### [DATA LINES]
◇ ◇ ◇ ◇ ◇
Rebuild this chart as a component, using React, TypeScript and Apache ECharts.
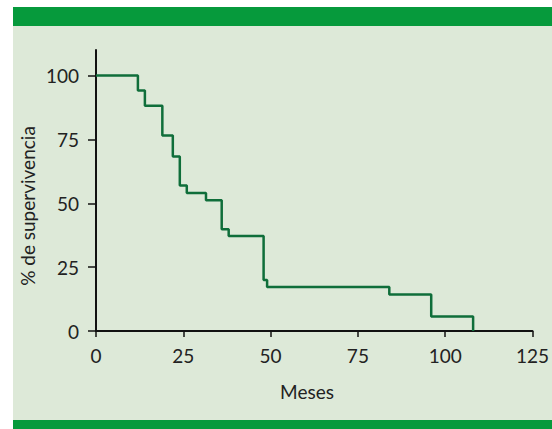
import React, { useEffect, useRef } from "react";
import * as echarts from "echarts";

const months = [0, 12, 14, 19, 22, 24, 26, 31.5, 36, 38, 48, 49, 84, 96, 108];
const survival = [100, 94.1, 88.2, 76.5, 68.3, 57, 54, 51.2, 39.8, 37.2, 20, 17.2, 14.3, 5.7, 0];
const xTicks = [0, 25, 50, 75, 100, 125];
const yTicks = [0, 25, 50, 75, 100];

const FONT = "Lato, 'Open Sans', sans-serif";

export default function App() {
  const ref = useRef<HTMLDivElement>(null);
  useEffect(() => {
    const chart = echarts.init(ref.current!, null, { renderer: "svg" });
    chart.setOption({
      animation: false,
      backgroundColor: "#ffffff",
      grid: { left: 96, right: 17, top: 50, bottom: 98, containLabel: false },
      graphic: [
        { type: "rect", z: -10, silent: true, shape: { x: 13, y: 7, width: 539, height: 422 }, style: { fill: "#dde9d8" } },
        { type: "rect", z: -9, silent: true, shape: { x: 13, y: 7, width: 539, height: 19 }, style: { fill: "#069a3c" } },
        { type: "rect", z: -9, silent: true, shape: { x: 13, y: 420, width: 539, height: 9 }, style: { fill: "#069a3c" } },
        {
          type: "text",
          x: 27,
          y: 206,
          rotation: Math.PI / 2,
          style: { text: "% de supervivencia", font: `19px ${FONT}`, fill: "#222", align: "center", verticalAlign: "middle" },
        },
        {
          type: "text",
          x: 307,
          y: 391,
          style: { text: "Meses", font: `19px ${FONT}`, fill: "#222", align: "center", verticalAlign: "middle" },
        },
      ],
      xAxis: {
        type: "value",
        min: 0,
        max: 125,
        interval: 25,
        splitLine: { show: false },
        axisLine: { show: true, onZero: false, lineStyle: { color: "#111", width: 2 } },
        axisTick: { show: true, length: 6, customValues: xTicks, lineStyle: { color: "#111", width: 1.5 } },
        axisLabel: { customValues: xTicks, color: "#222", fontSize: 19, fontFamily: FONT, margin: 15 },
      },
      yAxis: {
        type: "value",
        min: 0,
        max: 110,
        splitLine: { show: false },
        axisLine: { show: true, onZero: false, lineStyle: { color: "#111", width: 2 } },
        axisTick: { show: true, length: 8, customValues: yTicks, lineStyle: { color: "#111", width: 1.5 } },
        axisLabel: { customValues: yTicks, color: "#222", fontSize: 19, fontFamily: FONT, margin: 17 },
      },
      series: [
        {
          type: "line",
          step: "end",
          data: months.map((m, i) => [m, survival[i]]),
          showSymbol: false,
          symbol: "none",
          lineStyle: { color: "#0f6e3a", width: 2.5 },
        },
      ],
    });
    return () => chart.dispose();
  }, []);
  return <div ref={ref} style={{ position: "absolute", left: 0, top: 0, width: 552, height: 429 }} />;
}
◇ ◇ ◇ ◇ ◇
Using the material above, return every line exactly as it appears, minus the pictures.

### [ANSWER TO THIS EXERCISE]
Rebuild this chart as a component, using React, TypeScript and Apache ECharts.
import React, { useEffect, useRef } from "react";
import * as echarts from "echarts";

const months = [0, 12, 14, 19, 22, 24, 26, 31.5, 36, 38, 48, 49, 84, 96, 108];
const survival = [100, 94.1, 88.2, 76.5, 68.3, 57, 54, 51.2, 39.8, 37.2, 20, 17.2, 14.3, 5.7, 0];
const xTicks = [0, 25, 50, 75, 100, 125];
const yTicks = [0, 25, 50, 75, 100];

const FONT = "Lato, 'Open Sans', sans-serif";

export default function App() {
  const ref = useRef<HTMLDivElement>(null);
  useEffect(() => {
    const chart = echarts.init(ref.current!, null, { renderer: "svg" });
    chart.setOption({
      animation: false,
      backgroundColor: "#ffffff",
      grid: { left: 96, right: 17, top: 50, bottom: 98, containLabel: false },
      graphic: [
        { type: "rect", z: -10, silent: true, shape: { x: 13, y: 7, width: 539, height: 422 }, style: { fill: "#dde9d8" } },
        { type: "rect", z: -9, silent: true, shape: { x: 13, y: 7, width: 539, height: 19 }, style: { fill: "#069a3c" } },
        { type: "rect", z: -9, silent: true, shape: { x: 13, y: 420, width: 539, height: 9 }, style: { fill: "#069a3c" } },
        {
          type: "text",
          x: 27,
          y: 206,
          rotation: Math.PI / 2,
          style: { text: "% de supervivencia", font: `19px ${FONT}`, fill: "#222", align: "center", verticalAlign: "middle" },
        },
        {
          type: "text",
          x: 307,
          y: 391,
          style: { text: "Meses", font: `19px ${FONT}`, fill: "#222", align: "center", verticalAlign: "middle" },
        },
      ],
      xAxis: {
        type: "value",
        min: 0,
        max: 125,
        interval: 25,
        splitLine: { show: false },
        axisLine: { show: true, onZero: false, lineStyle: { color: "#111", width: 2 } },
        axisTick: { show: true, length: 6, customValues: xTicks, lineStyle: { color: "#111", width: 1.5 } },
        axisLabel: { customValues: xTicks, color: "#222", fontSize: 19, fontFamily: FONT, margin: 15 },
      },
      yAxis: {
        type: "value",
        min: 0,
        max: 110,
        splitLine: { show: false },
        axisLine: { show: true, onZero: false, lineStyle: { color: "#111", width: 2 } },
        axisTick: { show: true, length: 8, customValues: yTicks, lineStyle: { color: "#111", width: 1.5 } },
        axisLabel: { customValues: yTicks, color: "#222", fontSize: 19, fontFamily: FONT, margin: 17 },
      },
      series: [
        {
          type: "line",
          step: "end",
          data: months.map((m, i) => [m, survival[i]]),
          showSymbol: false,
          symbol: "none",
          lineStyle: { color: "#0f6e3a", width: 2.5 },
        },
      ],
    });
    return () => chart.dispose();
  }, []);
  return <div ref={ref} style={{ position: "absolute", left: 0, top: 0, width: 552, height: 429 }} />;
}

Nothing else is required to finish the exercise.